PROVIDED DATA:

[BEGIN]

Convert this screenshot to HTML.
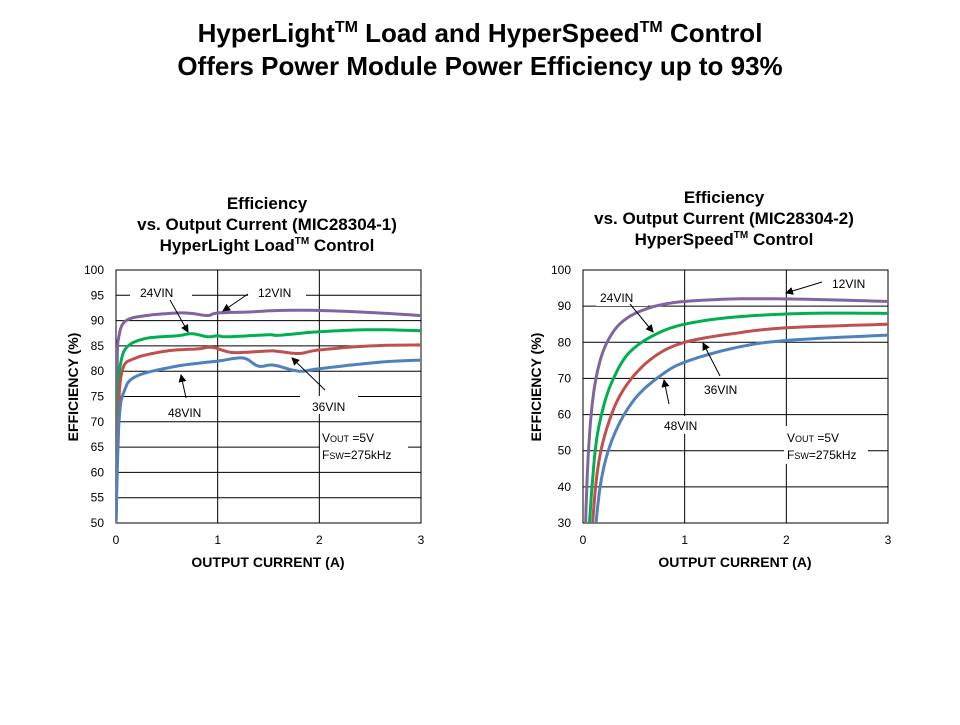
<!DOCTYPE html>
<html><head><meta charset="utf-8"><style>
body{margin:0;background:#fff;font-family:"Liberation Sans",Arial,sans-serif;}
svg text{font-family:"Liberation Sans",Arial,sans-serif;}
</style></head><body>
<svg id="s" width="960" height="720" xmlns="http://www.w3.org/2000/svg">
<defs><marker id="ah" markerWidth="8" markerHeight="8" refX="7" refY="4" orient="auto" markerUnits="userSpaceOnUse"><path d="M0,0 L8,4 L0,8 z" fill="#000"/></marker></defs>
<text x="480" y="42" font-size="26" font-weight="bold" text-anchor="middle">HyperLight<tspan font-size="16" dy="-10">TM</tspan><tspan dy="10"> Load and HyperSpeed</tspan><tspan font-size="16" dy="-10">TM</tspan><tspan dy="10"> Control</tspan></text>
<text x="480" y="75" font-size="26" font-weight="bold" text-anchor="middle">Offers Power Module Power Efficiency up to 93%</text>

<g font-size="17" font-weight="bold" text-anchor="middle">
<text x="267" y="209">Efficiency</text>
<text x="267" y="230">vs. Output Current (MIC28304-1)</text>
<text x="267" y="251">HyperLight Load<tspan font-size="10" dy="-7">TM</tspan><tspan dy="7"> Control</tspan></text>
<text x="724" y="203">Efficiency</text>
<text x="724" y="224">vs. Output Current (MIC28304-2)</text>
<text x="724" y="245">HyperSpeed<tspan font-size="10" dy="-7">TM</tspan><tspan dy="7"> Control</tspan></text>
</g>
<g id="L"></g><g id="R"></g>
<g font-size="14" font-weight="bold">
<text x="268" y="567" text-anchor="middle">OUTPUT CURRENT (A)</text>
<text x="735" y="567" text-anchor="middle">OUTPUT CURRENT (A)</text>
<text transform="translate(78,387) rotate(-90)" text-anchor="middle">EFFICIENCY (%)</text>
<text transform="translate(541,387) rotate(-90)" text-anchor="middle">EFFICIENCY (%)</text>
</g>
<g font-size="12">
<text x="322" y="442">V<tspan font-size="9">OUT</tspan> =5V</text>
<text x="322" y="459">F<tspan font-size="9">SW</tspan>=275kHz</text>
<text x="787" y="442">V<tspan font-size="9">OUT</tspan> =5V</text>
<text x="787" y="459">F<tspan font-size="9">SW</tspan>=275kHz</text>
</g>
</svg>
<script>
function smooth(pts){
 const out=[];
 for(let i=0;i<pts.length-1;i++){
  const p0=pts[Math.max(i-1,0)],p1=pts[i],p2=pts[i+1],p3=pts[Math.min(i+2,pts.length-1)];
  for(let t=0;t<1;t+=0.1){
   const t2=t*t,t3=t2*t;
   const f=(a,b,c,d)=>0.5*((2*b)+(-a+c)*t+(2*a-5*b+4*c-d)*t2+(-a+3*b-3*c+d)*t3);
   out.push([f(p0[0],p1[0],p2[0],p3[0]),f(p0[1],p1[1],p2[1],p3[1])]);
  }
 }
 out.push(pts[pts.length-1]);return out;
}
function chart(g,x0,x1,y0,y1,ymin,ymax,step,series,labels,arrows){
 let h="";
 const X=v=>x0+(x1-x0)*v/3, Y=v=>y1-(y1-y0)*(v-ymin)/(ymax-ymin);
 for(let v=ymin;v<=ymax;v+=step){h+=`<line x1="${x0}" x2="${x1}" y1="${Y(v)}" y2="${Y(v)}" stroke="#000" stroke-width="1"/>`;
  h+=`<text x="${x0-12}" y="${Y(v)+4}" font-size="12" text-anchor="end">${v}</text>`;}
 for(let i=0;i<=3;i++){h+=`<line x1="${X(i)}" x2="${X(i)}" y1="${y0}" y2="${y1}" stroke="#000"/>`;
  h+=`<text x="${X(i)}" y="${y1+21}" font-size="12" text-anchor="middle">${i}</text>`;}
 h+=`<rect x="${x0}" y="${y0}" width="${x1-x0}" height="${y1-y0}" fill="none" stroke="#000"/>`;
 labels.forEach(l=>{h+=`<rect x="${l[0]}" y="${l[1]}" width="${l[2]}" height="${l[3]}" fill="#fff"/>`;});
 h+=`<clipPath id="c${g}"><rect x="${x0}" y="${y0}" width="${x1-x0}" height="${y1-y0}"/></clipPath>`;
 series.forEach(s=>{const p=smooth(s[1].map(q=>[X(q[0]),Y(q[1])]));h+=`<polyline clip-path="url(#c${g})" fill="none" stroke="${s[0]}" stroke-width="3" stroke-linejoin="round" points="${p.map(q=>q[0].toFixed(1)+','+q[1].toFixed(1)).join(' ')}"/>`;});
 arrows.forEach(a=>{h+=`<line x1="${a[0]}" y1="${a[1]}" x2="${a[2]}" y2="${a[3]}" stroke="#000" stroke-width="1" marker-end="url(#ah)"/>`;});
 labels.forEach(l=>{if(l[4])h+=`<text x="${l[5]}" y="${l[6]}" font-size="12">${l[4]}</text>`;});
 document.getElementById(g).innerHTML=h;
}
const P="#8064a2",G="#00b050",Rd="#c0504d",B="#4f81bd";
chart("L",116,421,270,523,50,100,5,[
 [P,[[0,50],[0.01,80],[0.03,87],[0.1,90],[0.3,91],[0.6,91.5],[0.75,91.4],[0.9,91],[1,91.5],[1.3,91.7],[1.6,92],[2,92],[2.5,91.6],[3,91]]],
 [G,[[0,50],[0.02,75],[0.05,82],[0.12,85],[0.3,86.5],[0.6,87],[0.75,87.4],[0.9,86.8],[1,87],[1.1,86.8],[1.5,87.2],[1.6,87.1],[2,87.8],[2.5,88.2],[3,88]]],
 [Rd,[[0,50],[0.02,70],[0.06,80],[0.18,82.5],[0.5,84],[0.8,84.4],[0.95,84.7],[1.15,83.7],[1.5,84],[1.6,83.9],[1.8,83.5],[2,84.2],[2.5,85],[3,85.2]]],
 [B,[[0,50],[0.03,70],[0.08,76],[0.2,79],[0.6,81],[1,82],[1.25,82.6],[1.4,81],[1.55,81.2],[1.8,80],[2,80.5],[2.6,81.8],[3,82.2]]]
],[[130,283,62,18,"24VIN",140,297],[248,283,58,18,"12VIN",258,297],[156,402,56,18,"48VIN",168,417],[300,396,58,18,"36VIN",312,411],[320,426,88,38,"",0,0]],
[[170,300,188,332],[248,294,223,311],[325,390,292,358],[186,398,181,375]]);
chart("R",583,888,270,523,30,100,10,[
 [P,[[0.02,25],[0.05,48],[0.1,65],[0.18,76],[0.3,83],[0.45,87],[0.65,89.5],[0.85,90.8],[1.1,91.5],[1.5,92],[2,92],[2.5,91.7],[3,91.3]]],
 [G,[[0.05,25],[0.12,50],[0.2,62],[0.3,70],[0.45,77],[0.7,82],[1,85],[1.5,87],[2.2,88],[3,88]]],
 [Rd,[[0.08,25],[0.15,46],[0.28,60],[0.45,69],[0.7,76],[1,80],[1.5,82.5],[2,84],[3,85]]],
 [B,[[0.11,25],[0.18,42],[0.3,54],[0.5,64],[0.75,70.5],[1,74.5],[1.5,78.5],[2,80.5],[3,82]]]
],[[822,274,60,18,"12VIN",832,288],[596,288,52,18,"24VIN",600,302],[694,380,54,18,"36VIN",704,394],[656,416,52,18,"48VIN",664,430],[784,426,84,38,"",0,0]],
[[822,282,786,293],[630,304,653,332],[720,376,703,343],[669,404,664,380]]);
</script>
</body></html>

[END]

REQUIRED WORK:
Write out again every line above exactly as given; the pictures do not belong in the copy.

ANSWER FOR THE TASK:
Convert this screenshot to HTML.
<!DOCTYPE html>
<html><head><meta charset="utf-8"><style>
body{margin:0;background:#fff;font-family:"Liberation Sans",Arial,sans-serif;}
svg text{font-family:"Liberation Sans",Arial,sans-serif;}
</style></head><body>
<svg id="s" width="960" height="720" xmlns="http://www.w3.org/2000/svg">
<defs><marker id="ah" markerWidth="8" markerHeight="8" refX="7" refY="4" orient="auto" markerUnits="userSpaceOnUse"><path d="M0,0 L8,4 L0,8 z" fill="#000"/></marker></defs>
<text x="480" y="42" font-size="26" font-weight="bold" text-anchor="middle">HyperLight<tspan font-size="16" dy="-10">TM</tspan><tspan dy="10"> Load and HyperSpeed</tspan><tspan font-size="16" dy="-10">TM</tspan><tspan dy="10"> Control</tspan></text>
<text x="480" y="75" font-size="26" font-weight="bold" text-anchor="middle">Offers Power Module Power Efficiency up to 93%</text>

<g font-size="17" font-weight="bold" text-anchor="middle">
<text x="267" y="209">Efficiency</text>
<text x="267" y="230">vs. Output Current (MIC28304-1)</text>
<text x="267" y="251">HyperLight Load<tspan font-size="10" dy="-7">TM</tspan><tspan dy="7"> Control</tspan></text>
<text x="724" y="203">Efficiency</text>
<text x="724" y="224">vs. Output Current (MIC28304-2)</text>
<text x="724" y="245">HyperSpeed<tspan font-size="10" dy="-7">TM</tspan><tspan dy="7"> Control</tspan></text>
</g>
<g id="L"></g><g id="R"></g>
<g font-size="14" font-weight="bold">
<text x="268" y="567" text-anchor="middle">OUTPUT CURRENT (A)</text>
<text x="735" y="567" text-anchor="middle">OUTPUT CURRENT (A)</text>
<text transform="translate(78,387) rotate(-90)" text-anchor="middle">EFFICIENCY (%)</text>
<text transform="translate(541,387) rotate(-90)" text-anchor="middle">EFFICIENCY (%)</text>
</g>
<g font-size="12">
<text x="322" y="442">V<tspan font-size="9">OUT</tspan> =5V</text>
<text x="322" y="459">F<tspan font-size="9">SW</tspan>=275kHz</text>
<text x="787" y="442">V<tspan font-size="9">OUT</tspan> =5V</text>
<text x="787" y="459">F<tspan font-size="9">SW</tspan>=275kHz</text>
</g>
</svg>
<script>
function smooth(pts){
 const out=[];
 for(let i=0;i<pts.length-1;i++){
  const p0=pts[Math.max(i-1,0)],p1=pts[i],p2=pts[i+1],p3=pts[Math.min(i+2,pts.length-1)];
  for(let t=0;t<1;t+=0.1){
   const t2=t*t,t3=t2*t;
   const f=(a,b,c,d)=>0.5*((2*b)+(-a+c)*t+(2*a-5*b+4*c-d)*t2+(-a+3*b-3*c+d)*t3);
   out.push([f(p0[0],p1[0],p2[0],p3[0]),f(p0[1],p1[1],p2[1],p3[1])]);
  }
 }
 out.push(pts[pts.length-1]);return out;
}
function chart(g,x0,x1,y0,y1,ymin,ymax,step,series,labels,arrows){
 let h="";
 const X=v=>x0+(x1-x0)*v/3, Y=v=>y1-(y1-y0)*(v-ymin)/(ymax-ymin);
 for(let v=ymin;v<=ymax;v+=step){h+=`<line x1="${x0}" x2="${x1}" y1="${Y(v)}" y2="${Y(v)}" stroke="#000" stroke-width="1"/>`;
  h+=`<text x="${x0-12}" y="${Y(v)+4}" font-size="12" text-anchor="end">${v}</text>`;}
 for(let i=0;i<=3;i++){h+=`<line x1="${X(i)}" x2="${X(i)}" y1="${y0}" y2="${y1}" stroke="#000"/>`;
  h+=`<text x="${X(i)}" y="${y1+21}" font-size="12" text-anchor="middle">${i}</text>`;}
 h+=`<rect x="${x0}" y="${y0}" width="${x1-x0}" height="${y1-y0}" fill="none" stroke="#000"/>`;
 labels.forEach(l=>{h+=`<rect x="${l[0]}" y="${l[1]}" width="${l[2]}" height="${l[3]}" fill="#fff"/>`;});
 h+=`<clipPath id="c${g}"><rect x="${x0}" y="${y0}" width="${x1-x0}" height="${y1-y0}"/></clipPath>`;
 series.forEach(s=>{const p=smooth(s[1].map(q=>[X(q[0]),Y(q[1])]));h+=`<polyline clip-path="url(#c${g})" fill="none" stroke="${s[0]}" stroke-width="3" stroke-linejoin="round" points="${p.map(q=>q[0].toFixed(1)+','+q[1].toFixed(1)).join(' ')}"/>`;});
 arrows.forEach(a=>{h+=`<line x1="${a[0]}" y1="${a[1]}" x2="${a[2]}" y2="${a[3]}" stroke="#000" stroke-width="1" marker-end="url(#ah)"/>`;});
 labels.forEach(l=>{if(l[4])h+=`<text x="${l[5]}" y="${l[6]}" font-size="12">${l[4]}</text>`;});
 document.getElementById(g).innerHTML=h;
}
const P="#8064a2",G="#00b050",Rd="#c0504d",B="#4f81bd";
chart("L",116,421,270,523,50,100,5,[
 [P,[[0,50],[0.01,80],[0.03,87],[0.1,90],[0.3,91],[0.6,91.5],[0.75,91.4],[0.9,91],[1,91.5],[1.3,91.7],[1.6,92],[2,92],[2.5,91.6],[3,91]]],
 [G,[[0,50],[0.02,75],[0.05,82],[0.12,85],[0.3,86.5],[0.6,87],[0.75,87.4],[0.9,86.8],[1,87],[1.1,86.8],[1.5,87.2],[1.6,87.1],[2,87.8],[2.5,88.2],[3,88]]],
 [Rd,[[0,50],[0.02,70],[0.06,80],[0.18,82.5],[0.5,84],[0.8,84.4],[0.95,84.7],[1.15,83.7],[1.5,84],[1.6,83.9],[1.8,83.5],[2,84.2],[2.5,85],[3,85.2]]],
 [B,[[0,50],[0.03,70],[0.08,76],[0.2,79],[0.6,81],[1,82],[1.25,82.6],[1.4,81],[1.55,81.2],[1.8,80],[2,80.5],[2.6,81.8],[3,82.2]]]
],[[130,283,62,18,"24VIN",140,297],[248,283,58,18,"12VIN",258,297],[156,402,56,18,"48VIN",168,417],[300,396,58,18,"36VIN",312,411],[320,426,88,38,"",0,0]],
[[170,300,188,332],[248,294,223,311],[325,390,292,358],[186,398,181,375]]);
chart("R",583,888,270,523,30,100,10,[
 [P,[[0.02,25],[0.05,48],[0.1,65],[0.18,76],[0.3,83],[0.45,87],[0.65,89.5],[0.85,90.8],[1.1,91.5],[1.5,92],[2,92],[2.5,91.7],[3,91.3]]],
 [G,[[0.05,25],[0.12,50],[0.2,62],[0.3,70],[0.45,77],[0.7,82],[1,85],[1.5,87],[2.2,88],[3,88]]],
 [Rd,[[0.08,25],[0.15,46],[0.28,60],[0.45,69],[0.7,76],[1,80],[1.5,82.5],[2,84],[3,85]]],
 [B,[[0.11,25],[0.18,42],[0.3,54],[0.5,64],[0.75,70.5],[1,74.5],[1.5,78.5],[2,80.5],[3,82]]]
],[[822,274,60,18,"12VIN",832,288],[596,288,52,18,"24VIN",600,302],[694,380,54,18,"36VIN",704,394],[656,416,52,18,"48VIN",664,430],[784,426,84,38,"",0,0]],
[[822,282,786,293],[630,304,653,332],[720,376,703,343],[669,404,664,380]]);
</script>
</body></html>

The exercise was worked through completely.